On April 27, 2017, the United States Senate confirmed the nomination of Rene Alexander “Alex” Acosta as the nation’s 27th U.S. Secretary of Labor by a bipartisan final vote of 60-38. Eight Democrats and one independent joined the Republicans voting in favor of Secretary Acosta. Earlier, the Senate voted 61-39 to advance his nomination to the floor, followed by up to 30 hours of debate.

Secretary Acosta’s nomination and Senate confirmation followed the forced withdrawal of President Trump’s initial nominee for labor secretary, franchise restaurant CEO Andrew Puzder, who was the object of blistering union and media attacks.

President Trump nominated Acosta immediately following Puzder’s withdrawal, and his nomination was narrowly voted out of the Senate Committee on Health, Education, Labor and Pensions on a straight party-line vote of 12–11.

Previous Senate Confirmations

This is not the first time Acosta has been confirmed by the Senate.

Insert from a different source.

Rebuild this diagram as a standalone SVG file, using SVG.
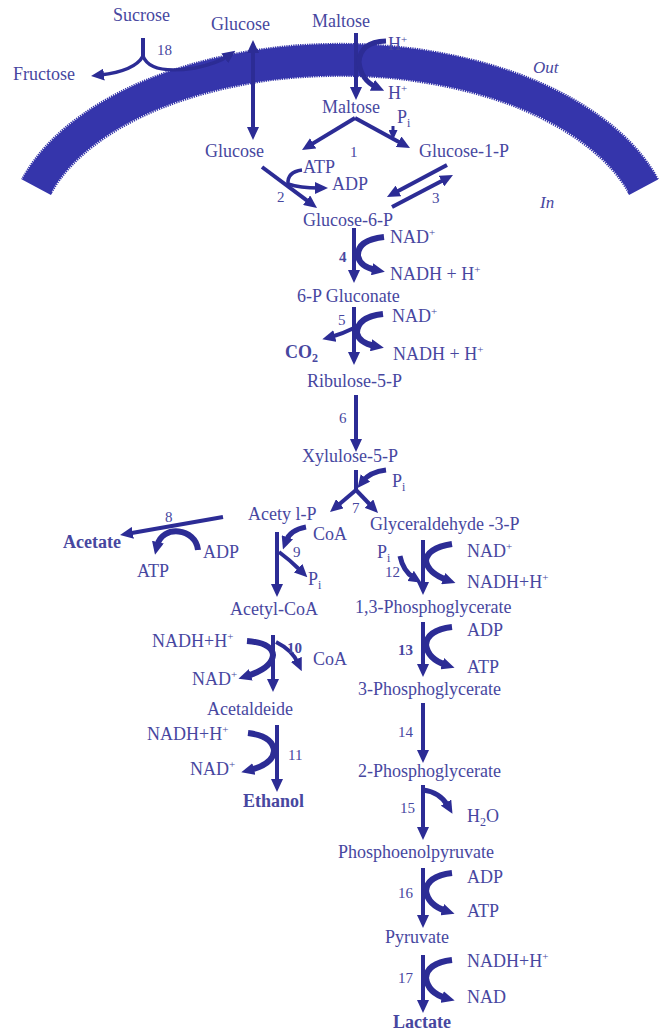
<svg xmlns="http://www.w3.org/2000/svg" width="659" height="1032" viewBox="0 0 659 1032" font-family="'Liberation Serif','Times New Roman',serif">
<style>
text{font-family:"Liberation Serif","Times New Roman",serif;font-size:18px;fill:#4747a0}
.n{font-size:15px}
.b{font-weight:bold}
.i{font-style:italic;font-size:17px}
.sup{font-size:11px}
.sub{font-size:12px}
.ln{fill:none;stroke:#2c2c95;stroke-width:4;marker-end:url(#ah)}
.cf{fill:none;stroke:#2c2c95;stroke-width:6;marker-end:url(#ah)}
.pl{fill:none;stroke:#2c2c95;stroke-width:4}
.teeth{fill:none;stroke:#ffffff;stroke-width:3;stroke-dasharray:1 1.3}
</style>
<defs>
<marker id="ah" viewBox="0 0 13 12" markerWidth="13" markerHeight="12" refX="4" refY="6" orient="auto" markerUnits="userSpaceOnUse"><path d="M0,0 L13,6 L0,12 z" fill="#2c2c95"/></marker>
<marker id="ahr" viewBox="0 0 13 12" markerWidth="13" markerHeight="12" refX="4" refY="6" orient="auto-start-reverse" markerUnits="userSpaceOnUse"><path d="M0,0 L13,6 L0,12 z" fill="#2c2c95"/></marker>
<marker id="ahs" viewBox="0 0 10 9" markerWidth="10" markerHeight="9" refX="3" refY="4.5" orient="auto" markerUnits="userSpaceOnUse"><path d="M0,0 L10,4.5 L0,9 z" fill="#2c2c95"/></marker>
</defs>
<rect width="659" height="1032" fill="#ffffff"/>
<g id="membrane">
<path d="M 36 187 A 318 180 0 0 1 644 187" fill="none" stroke="#3535ab" stroke-width="34"/>
<path class="teeth" d="M 19 182 A 336 198 0 0 1 661 182"/>
<path class="teeth" d="M 53 192 A 300 162 0 0 1 627 192"/>
</g>
<g id="connectors">
<!-- 18 -->
<path class="pl" d="M 143 38 L 143 57"/>
<path class="ln" style="stroke-width:3.5" d="M 143 56 Q 135 71 100 75"/>
<path class="ln" style="stroke-width:3.5" d="M 143 56 Q 150 75 195 68 Q 218 63 228 56"/>
<!-- glucose transport -->
<path class="ln" style="marker-start:url(#ahr)" d="M 253 49 L 253 131"/>
<!-- maltose transport -->
<path class="ln" d="M 356 33 L 356 91"/>
<path class="cf" style="stroke-width:5" d="M 386 41 Q 360 42 359 62 Q 361 80 376 87"/>
<!-- 1 -->
<path class="ln" d="M 355 118 L 309.7 145.4"/>
<path class="ln" d="M 355 118 L 402.1 143.7"/>
<path class="pl" style="stroke-width:3;marker-end:url(#ahs)" d="M 393 126 L 393 133"/>
<!-- 2 -->
<path class="ln" d="M 262 167 L 309.8 202.6"/>
<path class="ln" style="stroke-width:3.5" d="M 302 170 Q 287 172 288 184 Q 300 188 319 188"/>
<!-- 3 -->
<path class="ln" d="M 447 165 L 394.9 192.8"/>
<path class="ln" d="M 392 207 L 445 179.2"/>
<!-- 4 -->
<path class="ln" d="M 354 228 L 354 274"/>
<path class="cf" d="M 384 237 Q 357 240 358 256 Q 360 267 376 270"/>
<!-- 5 -->
<path class="ln" d="M 354 307 L 354 356"/>
<path class="cf" d="M 383 314 Q 357 317 357 333 Q 359 343 375 346"/>
<path class="ln" d="M 354 328 Q 342 334 331 337"/>
<!-- 6 -->
<path class="ln" d="M 356 395 L 356 443"/>
<!-- 7 -->
<path class="pl" d="M 356 470 L 356 491"/>
<path class="ln" d="M 356 490 L 336.9 506.2"/>
<path class="ln" d="M 356 490 L 371.8 506.5"/>
<path class="cf" style="stroke-width:5" d="M 386 470 Q 370 472 363 481"/>
<!-- 8 -->
<path class="ln" d="M 223 517 L 128.9 533.5"/>
<path class="cf" d="M 198 550 C 196 528 162 524 157 546"/>
<!-- 9 -->
<path class="ln" d="M 277 532 L 277 588"/>
<path class="cf" style="stroke-width:5" d="M 306 527 Q 290 530 286 541"/>
<path class="cf" style="stroke-width:4" d="M 279 552 Q 290 560 301 571"/>
<!-- 10 -->
<path class="ln" d="M 273 635 L 273 683"/>
<path class="cf" d="M 247 641 Q 272 643 273 655 Q 272 668 247 676"/>
<path class="cf" style="stroke-width:4" d="M 276 642 Q 292 650 298 663"/>
<!-- 11 -->
<path class="ln" d="M 277 725 L 277 783"/>
<path class="cf" d="M 248 733 Q 273 736 274 751 Q 273 764 250 770"/>
<!-- 12 -->
<path class="ln" d="M 423 540 L 423 586"/>
<path class="cf" d="M 452 544 Q 427 548 426 561 Q 428 573 447 580"/>
<path class="cf" style="stroke-width:5" d="M 400 556 Q 403 571 414 578"/>
<!-- 13 -->
<path class="ln" d="M 423 622 L 423 668"/>
<path class="cf" d="M 452 627 Q 427 630 426 645 Q 428 659 446 665"/>
<!-- 14 -->
<path class="ln" d="M 423 703 L 423 754"/>
<!-- 15 -->
<path class="ln" d="M 423 785 L 423 831"/>
<path class="cf" style="stroke-width:5" d="M 423 790 Q 440 792 448 806"/>
<!-- 16 -->
<path class="ln" d="M 423 868 L 423 919"/>
<path class="cf" d="M 452 873 Q 427 876 426 891 Q 428 905 446 911"/>
<!-- 17 -->
<path class="ln" d="M 423 955 L 423 1004"/>
<path class="cf" d="M 452 960 Q 427 963 426 978 Q 428 993 446 998"/>
</g>
<g id="n-sucrose"><text x="113" y="21">Sucrose</text></g>
<g id="n-glucose-out"><text x="211" y="30">Glucose</text></g>
<g id="n-maltose-out"><text x="312" y="27">Maltose</text></g>
<g id="n-fructose"><text x="13" y="80">Fructose</text></g>
<g id="l-18"><text class="n" x="157" y="55">18</text></g>
<g id="l-h1"><text x="388" y="50">H<tspan class="sup" dy="-7">+</tspan></text></g>
<g id="l-out"><text class="i" x="533" y="73">Out</text></g>
<g id="l-h2"><text x="388" y="99">H<tspan class="sup" dy="-7">+</tspan></text></g>
<g id="n-maltose-in"><text x="322" y="113">Maltose</text></g>
<g id="l-pi1"><text x="397" y="123">P<tspan class="sub" dy="4">i</tspan></text></g>
<g id="n-glucose-in"><text x="205" y="157">Glucose</text></g>
<g id="l-1"><text class="n" x="350" y="157">1</text></g>
<g id="n-g1p"><text x="419" y="157">Glucose-1-P</text></g>
<g id="l-atp2"><text x="303" y="173">ATP</text></g>
<g id="l-adp2"><text x="332" y="190">ADP</text></g>
<g id="l-2"><text class="n" x="277" y="202">2</text></g>
<g id="l-3"><text class="n" x="432" y="203">3</text></g>
<g id="l-in"><text class="i" x="540" y="208">In</text></g>
<g id="n-g6p"><text x="303" y="226">Glucose-6-P</text></g>
<g id="l-nad4"><text x="390" y="243">NAD<tspan class="sup" dy="-7">+</tspan></text></g>
<g id="l-4"><text class="n b" x="339" y="262">4</text></g>
<g id="l-nadh4"><text x="390" y="280">NADH + H<tspan class="sup" dy="-7">+</tspan></text></g>
<g id="n-6pg"><text x="297" y="302">6-P Gluconate</text></g>
<g id="l-nad5"><text x="392" y="322">NAD<tspan class="sup" dy="-7">+</tspan></text></g>
<g id="l-5"><text class="n" x="338" y="325">5</text></g>
<g id="l-co2"><text class="b" x="285" y="358">CO<tspan class="sub" dy="4">2</tspan></text></g>
<g id="l-nadh5"><text x="393" y="360">NADH + H<tspan class="sup" dy="-7">+</tspan></text></g>
<g id="n-ribulose"><text x="307" y="387">Ribulose-5-P</text></g>
<g id="l-6"><text class="n" x="339" y="423">6</text></g>
<g id="n-xylulose"><text x="302" y="462">Xylulose-5-P</text></g>
<g id="l-pi7"><text x="392" y="487">P<tspan class="sub" dy="4">i</tspan></text></g>
<g id="l-7"><text class="n" x="352" y="513">7</text></g>
<g id="n-acetylp"><text x="248" y="520">Acety l-P</text></g>
<g id="n-g3p"><text x="370" y="530">Glyceraldehyde -3-P</text></g>
<g id="l-8"><text class="n" x="165" y="522">8</text></g>
<g id="l-coa9"><text x="313" y="540">CoA</text></g>
<g id="n-acetate"><text class="b" x="63" y="548">Acetate</text></g>
<g id="l-adp8"><text x="203" y="558">ADP</text></g>
<g id="l-9"><text class="n" x="293" y="557">9</text></g>
<g id="l-pi12"><text x="377" y="558">P<tspan class="sub" dy="4">i</tspan></text></g>
<g id="l-nad12"><text x="467" y="557">NAD<tspan class="sup" dy="-7">+</tspan></text></g>
<g id="l-atp8"><text x="137" y="577">ATP</text></g>
<g id="l-12"><text class="n" x="385" y="577">12</text></g>
<g id="l-pi9"><text x="308" y="585">P<tspan class="sub" dy="4">i</tspan></text></g>
<g id="l-nadh12"><text x="467" y="588">NADH+H<tspan class="sup" dy="-7">+</tspan></text></g>
<g id="n-acetylcoa"><text x="230" y="615">Acetyl-CoA</text></g>
<g id="n-13pg"><text x="355" y="613">1,3-Phosphoglycerate</text></g>
<g id="l-adp13"><text x="467" y="636">ADP</text></g>
<g id="l-nadh10"><text x="152" y="647">NADH+H<tspan class="sup" dy="-7">+</tspan></text></g>
<g id="l-10"><text class="n b" x="287" y="653">10</text></g>
<g id="l-13"><text class="n b" x="398" y="655">13</text></g>
<g id="l-coa10"><text x="313" y="665">CoA</text></g>
<g id="l-atp13"><text x="467" y="673">ATP</text></g>
<g id="l-nad10"><text x="192" y="685">NAD<tspan class="sup" dy="-7">+</tspan></text></g>
<g id="n-3pg"><text x="358" y="695">3-Phosphoglycerate</text></g>
<g id="n-acetaldeide"><text x="207" y="715">Acetaldeide</text></g>
<g id="l-14"><text class="n" x="398" y="737">14</text></g>
<g id="l-nadh11"><text x="147" y="740">NADH+H<tspan class="sup" dy="-7">+</tspan></text></g>
<g id="l-11"><text class="n" x="288" y="760">11</text></g>
<g id="l-nad11"><text x="190" y="775">NAD<tspan class="sup" dy="-7">+</tspan></text></g>
<g id="n-2pg"><text x="358" y="777">2-Phosphoglycerate</text></g>
<g id="n-ethanol"><text class="b" x="243" y="807">Ethanol</text></g>
<g id="l-15"><text class="n" x="400" y="813">15</text></g>
<g id="l-h2o"><text x="467" y="822">H<tspan class="sub" dy="4">2</tspan><tspan dy="-4">O</tspan></text></g>
<g id="n-pep"><text x="338" y="858">Phosphoenolpyruvate</text></g>
<g id="l-adp16"><text x="467" y="883">ADP</text></g>
<g id="l-16"><text class="n" x="398" y="898">16</text></g>
<g id="l-atp16"><text x="467" y="917">ATP</text></g>
<g id="n-pyruvate"><text x="385" y="943">Pyruvate</text></g>
<g id="l-nadh17"><text x="467" y="967">NADH+H<tspan class="sup" dy="-7">+</tspan></text></g>
<g id="l-17"><text class="n" x="398" y="983">17</text></g>
<g id="l-nad17"><text x="467" y="1003">NAD</text></g>
<g id="n-lactate"><text class="b" x="393" y="1028">Lactate</text></g>
</svg>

During the administration of former president George W. Bush, he was confirmed from 2002–2009 to three presidentially-appointed, Senate-confirmed positions: first as a Member of the National Labor Relations Board, then as Assistant Attorney General for Civil Rights at the U.S. Department of Justice, and finally as United States Attorney for the Southern District of Florida. As U.S. Attorney, Acosta successfully prosecuted several high-profile cases, including the conviction of Republican lobbyist Jack Abramoff as well as the conviction of several leaders of the Columbian drug cartel.

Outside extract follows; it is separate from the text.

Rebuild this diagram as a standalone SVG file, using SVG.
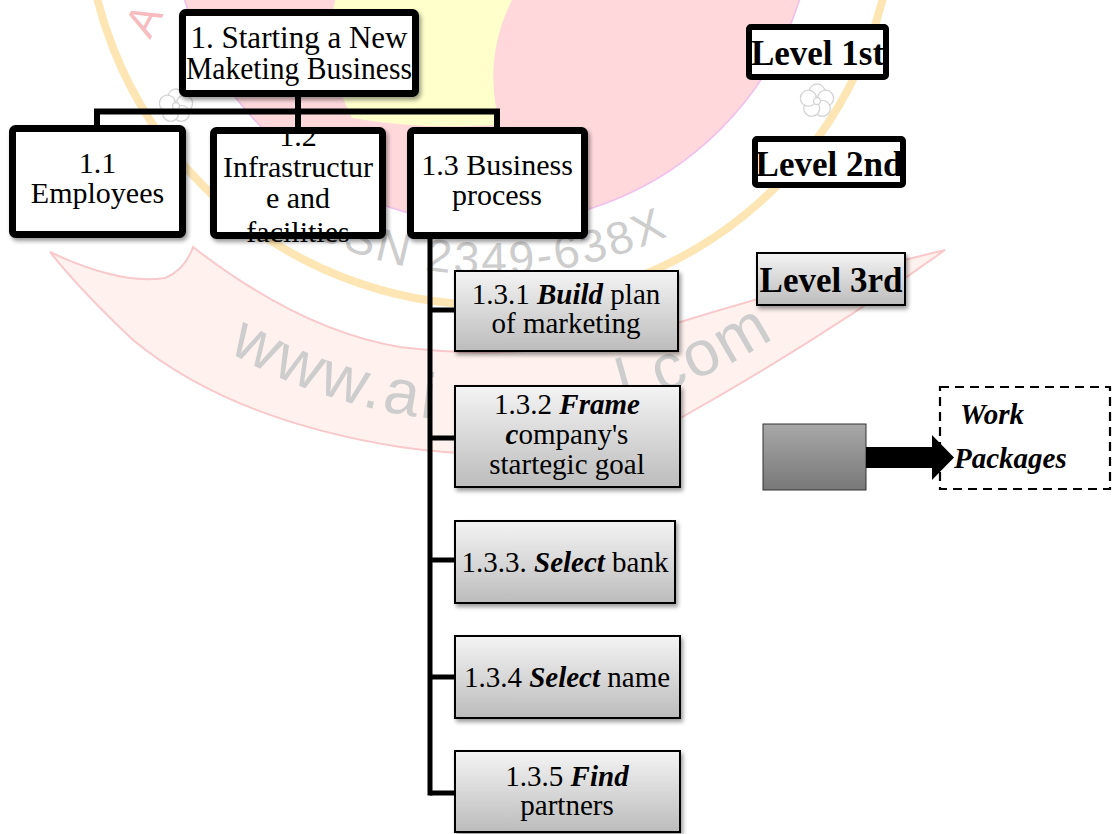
<svg xmlns="http://www.w3.org/2000/svg" width="1112" height="834" viewBox="0 0 1112 834">
  <defs>
    <linearGradient id="g3" x1="0" y1="0" x2="0" y2="1">
      <stop offset="0" stop-color="#F4F4F4"/>
      <stop offset="1" stop-color="#BCBCBC"/>
    </linearGradient>
    <linearGradient id="gdark" x1="0" y1="0" x2="0" y2="1">
      <stop offset="0" stop-color="#A8A8A8"/>
      <stop offset="1" stop-color="#787878"/>
    </linearGradient>
    <filter id="sh" x="-10%" y="-10%" width="125%" height="130%">
      <feDropShadow dx="2" dy="3" stdDeviation="2" flood-color="#000" flood-opacity="0.4"/>
    </filter>
    <path id="arcIssn" d="M 65,-150 A 425,425 0 0,0 915,-150"/>
    <path id="arcWww" d="M -32,-100 A 522,522 0 0,0 1012,-100"/>
    <g id="flower" fill="#fff" stroke="#D4D4D4" stroke-width="1.3">
      <circle cx="0" cy="-9" r="8"/>
      <circle cx="8.6" cy="-2.8" r="8"/>
      <circle cx="5.3" cy="7.3" r="8"/>
      <circle cx="-5.3" cy="7.3" r="8"/>
      <circle cx="-8.6" cy="-2.8" r="8"/>
      <circle cx="0" cy="0" r="3.5"/>
    </g>
  </defs>
  <style>
    .serif { font-family: "Liberation Serif", "Times New Roman", serif; fill: #000; }
    .l2 { font-size: 30px; text-anchor: middle; }
    .l3 { font-size: 29px; text-anchor: middle; }
    .bi { font-weight: bold; font-style: italic; }
    .lvl { font-size: 35px; font-weight: bold; text-anchor: middle; }
    .thick { fill: #fff; stroke: #000; stroke-width: 7; }
    .box3 { fill: url(#g3); stroke: #000; stroke-width: 2; }
    .conn { stroke: #000; fill: none; }
    .wm { font-family: "Liberation Sans", Arial, sans-serif; fill: #CDCDCD; }
  </style>

  <rect x="0" y="0" width="1112" height="834" fill="#fff"/>

  <!-- background watermark -->
  <g id="watermark">
    <circle cx="492" cy="-99" r="323" fill="#FFD8DC" stroke="#F0C0EC" stroke-width="1.6"/>
    <path d="M 335,0 L 512,0 Q 482,60 500,125 Q 420,130 352,118 Q 322,60 335,0 Z" fill="#FFFFCC"/>
    <circle cx="490" cy="-100" r="405" fill="none" stroke="#FDE6B4" stroke-width="8"/>
    <path d="M 50,252 Q 120,285 165,278 Q 185,270 193,247 Q 300,330 400,347 Q 540,365 677,323 Q 800,285 945,250 Q 820,340 677,420 Q 560,470 400,447 Q 230,420 133,340 Q 80,290 50,252 Z" fill="#FFF2EE" stroke="#F9C8CA" stroke-width="2"/>
    <use href="#flower" x="176" y="106"/>
    <use href="#flower" x="817" y="101"/>
    <text class="wm" font-size="46" letter-spacing="3" text-anchor="middle"><textPath href="#arcIssn" startOffset="660">ISSN 2349-638X</textPath></text>
    <text class="wm" font-size="64" letter-spacing="3"><textPath href="#arcWww" startOffset="545">www.ai</textPath></text>
    <text class="wm" font-size="64" letter-spacing="3"><textPath href="#arcWww" startOffset="955">l.com</textPath></text>
    <text x="0" y="0" font-family="Liberation Sans, Arial, sans-serif" font-size="44" fill="#F6BCC0" transform="translate(150,40) rotate(-62)">A</text>
  </g>

  <!-- connectors -->
  <g id="connectors" class="conn">
    <path d="M 298,97 V 127" stroke-width="6"/>
    <path d="M 97,127 V 111.5 H 497 V 127" stroke-width="6"/>
    <path d="M 430,239 V 795.5" stroke-width="5"/>
    <path d="M 430,310 H 455 M 430,438 H 455 M 430,560 H 455 M 430,677 H 455 M 430,793 H 455" stroke-width="5"/>
  </g>

  <!-- level 1 -->
  <g id="node-root">
    <rect class="thick" x="182.5" y="12.5" width="233" height="81" rx="3" filter="url(#sh)"/>
    <text class="serif" font-size="31" text-anchor="middle" x="299" y="48">1. Starting a New</text>
    <text class="serif" font-size="31" text-anchor="middle" x="299" y="79" textLength="226" lengthAdjust="spacingAndGlyphs">Maketing Business</text>
  </g>

  <!-- level 2 -->
  <g id="node-1-1">
    <rect class="thick" x="12.5" y="128.5" width="170" height="106" rx="3" filter="url(#sh)"/>
    <text class="serif l2" x="97.5" y="173">1.1</text>
    <text class="serif l2" x="97.5" y="203">Employees</text>
  </g>
  <g id="node-1-2">
    <rect class="thick" x="213.5" y="130.5" width="169" height="105" rx="3" filter="url(#sh)"/>
    <text class="serif l2" x="298" y="146">1.2</text>
    <text class="serif l2" x="298" y="177">Infrastructur</text>
    <text class="serif l2" x="298" y="208">e and</text>
    <text class="serif l2" x="298" y="242">facilities</text>
  </g>
  <g id="node-1-3">
    <rect class="thick" x="410.5" y="130.5" width="174" height="105" rx="3" filter="url(#sh)"/>
    <text class="serif l2" x="497" y="175">1.3 Business</text>
    <text class="serif l2" x="497" y="205">process</text>
  </g>

  <!-- level 3 -->
  <g id="node-1-3-1">
    <rect class="box3" x="455" y="271" width="223" height="80" filter="url(#sh)"/>
    <text class="serif l3" x="566" y="304">1.3.1 <tspan class="bi">Build</tspan> plan</text>
    <text class="serif l3" x="566" y="333">of marketing</text>
  </g>
  <g id="node-1-3-2">
    <rect class="box3" x="455" y="386" width="225" height="101" filter="url(#sh)"/>
    <text class="serif l3" x="567" y="414">1.3.2 <tspan class="bi">Frame</tspan></text>
    <text class="serif l3" x="567" y="444"><tspan class="bi">c</tspan>ompany's</text>
    <text class="serif l3" x="567" y="474">startegic goal</text>
  </g>
  <g id="node-1-3-3">
    <rect class="box3" x="455" y="521" width="220" height="82" filter="url(#sh)"/>
    <text class="serif l3" x="565" y="572">1.3.3. <tspan class="bi">Select</tspan> bank</text>
  </g>
  <g id="node-1-3-4">
    <rect class="box3" x="455" y="636" width="225" height="82" filter="url(#sh)"/>
    <text class="serif l3" x="567" y="687">1.3.4 <tspan class="bi">Select</tspan> name</text>
  </g>
  <g id="node-1-3-5">
    <rect class="box3" x="455" y="751" width="225" height="81" filter="url(#sh)"/>
    <text class="serif l3" x="567" y="786">1.3.5 <tspan class="bi">Find</tspan></text>
    <text class="serif l3" x="567" y="815">partners</text>
  </g>

  <!-- legend -->
  <g id="legend-level1">
    <rect x="749" y="27" width="137" height="50" rx="2" fill="#fff" stroke="#000" stroke-width="6"/>
    <text class="serif lvl" x="817.5" y="65">Level 1st</text>
  </g>
  <g id="legend-level2">
    <rect x="755" y="139" width="148" height="46" rx="2" fill="#fff" stroke="#000" stroke-width="6"/>
    <text class="serif lvl" x="829" y="176">Level 2nd</text>
  </g>
  <g id="legend-level3">
    <rect class="box3" x="757" y="253" width="148" height="52" filter="url(#sh)"/>
    <text class="serif lvl" x="831" y="292">Level 3rd</text>
  </g>
  <g id="legend-work-packages">
    <rect x="763" y="424" width="103" height="66" fill="url(#gdark)" stroke="#333" stroke-width="1"/>
    <rect x="940" y="387" width="170" height="102" fill="#fff" stroke="#000" stroke-width="2.2" stroke-dasharray="9 6"/>
    <polygon points="866,447 932,447 932,435 954,457.5 932,480 932,468 866,468" fill="#000"/>
    <text class="serif bi" font-size="29" x="960" y="424">Work</text>
    <text class="serif bi" font-size="29" x="954" y="468">Packages</text>
  </g>
</svg>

While at the NLRB, Acosta participated in more than 125 decisions. He advocated the increased use of rulemaking—rather than administrative decision-making involving individual cases—in order to promote predictability, efficiency, and stability.

Other Experience

Since 2009, Acosta has been the Dean of Florida International University’s College of Law and has served as Chairman of the Board of U.S. Century Bank, where he turned around the struggling bank by securing capitalization that allowed the community service bank in South Florida to remain in business and independent.

Acosta received his undergraduate and law degrees from Harvard University and served as a law clerk for U.S. Supreme Court Justice Samuel Alito when Justice Alito was on the U.S. Court of Appeals for the Third Circuit.

Challenges Awaiting Acosta at the DOL

Secretary Acosta will face an entrenched bureaucracy at the labor department that may resist his efforts to undo many of the regulations they helped draft over the past eight years, including ordering the withdrawal of pending court appeals seeking to preserve regulations such as the persuader rule and the overtime exemption “salary level” test for white collar employees. Among the sub-regulatory challenges will likely be restoring agency-binding, case-by-case “opinion letters” in place of administrative interpretations, which replaced opinion letters in the previous administration, and reversing the controversial administrative interpretation requiring nonunion employers to allow union agents to accompany Occupational Safety and Health Administration inspectors on walk-around inspections. First and foremost, Secretary Acosta must fill key staff positions that require Senate confirmation and deal with agency budget and staffing cuts.

Secretary Acosta takes over at the Department of Labor at a challenging time with shifts in the economy and the world of work. Based on his experience and track record, where he has encountered similar challenges, as well as his off-the-charts intelligence, Secretary Acosta will be up to the task.